_DATA LINES_.
######

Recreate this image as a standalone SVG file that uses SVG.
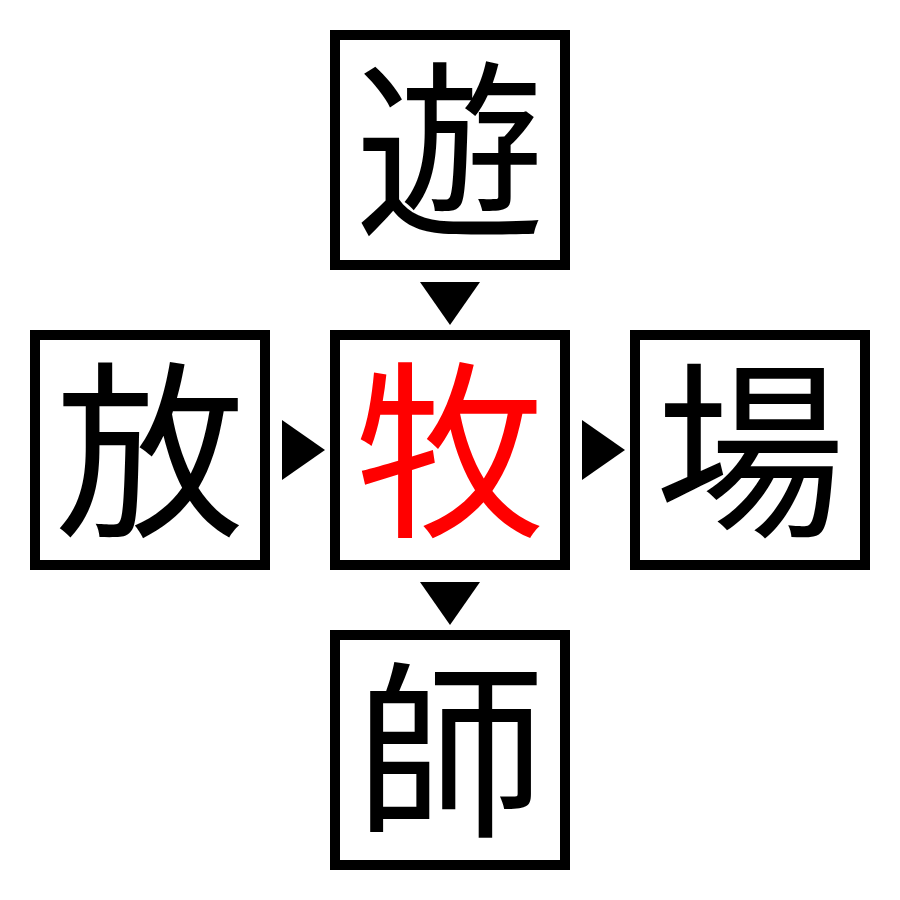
<svg xmlns="http://www.w3.org/2000/svg" width="900" height="900" viewBox="0 0 900 900">
<style>
.box{fill:#fff;stroke:#000;stroke-width:10}
.ch{font-family:"Noto Sans CJK JP","Noto Sans CJK SC",serif;font-size:190px;text-anchor:middle;fill:#000}
.arrow{fill:#000}
</style>
<rect width="900" height="900" fill="#fff"/>
<g id="node-top"><rect class="box" x="335" y="35" width="230" height="230"/><text class="ch" x="450" y="222">遊</text></g>
<g id="node-left"><rect class="box" x="35" y="335" width="230" height="230"/><text class="ch" x="150" y="522">放</text></g>
<g id="node-center"><rect class="box" x="335" y="335" width="230" height="230"/><text class="ch" x="450" y="522" style="fill:#ff0000">牧</text></g>
<g id="node-right"><rect class="box" x="635" y="335" width="230" height="230"/><text class="ch" x="750" y="522">場</text></g>
<g id="node-bottom"><rect class="box" x="335" y="635" width="230" height="230"/><text class="ch" x="450" y="822">師</text></g>
<g id="connectors">
<polygon class="arrow" points="420,282 480,282 450,325"/>
<polygon class="arrow" points="282,420 325,450 282,480"/>
<polygon class="arrow" points="582,420 625,450 582,480"/>
<polygon class="arrow" points="420,582 480,582 450,625"/>
</g>
</svg>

######

_SHORT EXERCISE_.
Copy the whole listing above word for word but do not carry over the pictures.

_FULL RESPONSE_.
Recreate this image as a standalone SVG file that uses SVG.
<svg xmlns="http://www.w3.org/2000/svg" width="900" height="900" viewBox="0 0 900 900">
<style>
.box{fill:#fff;stroke:#000;stroke-width:10}
.ch{font-family:"Noto Sans CJK JP","Noto Sans CJK SC",serif;font-size:190px;text-anchor:middle;fill:#000}
.arrow{fill:#000}
</style>
<rect width="900" height="900" fill="#fff"/>
<g id="node-top"><rect class="box" x="335" y="35" width="230" height="230"/><text class="ch" x="450" y="222">遊</text></g>
<g id="node-left"><rect class="box" x="35" y="335" width="230" height="230"/><text class="ch" x="150" y="522">放</text></g>
<g id="node-center"><rect class="box" x="335" y="335" width="230" height="230"/><text class="ch" x="450" y="522" style="fill:#ff0000">牧</text></g>
<g id="node-right"><rect class="box" x="635" y="335" width="230" height="230"/><text class="ch" x="750" y="522">場</text></g>
<g id="node-bottom"><rect class="box" x="335" y="635" width="230" height="230"/><text class="ch" x="450" y="822">師</text></g>
<g id="connectors">
<polygon class="arrow" points="420,282 480,282 450,325"/>
<polygon class="arrow" points="282,420 325,450 282,480"/>
<polygon class="arrow" points="582,420 625,450 582,480"/>
<polygon class="arrow" points="420,582 480,582 450,625"/>
</g>
</svg>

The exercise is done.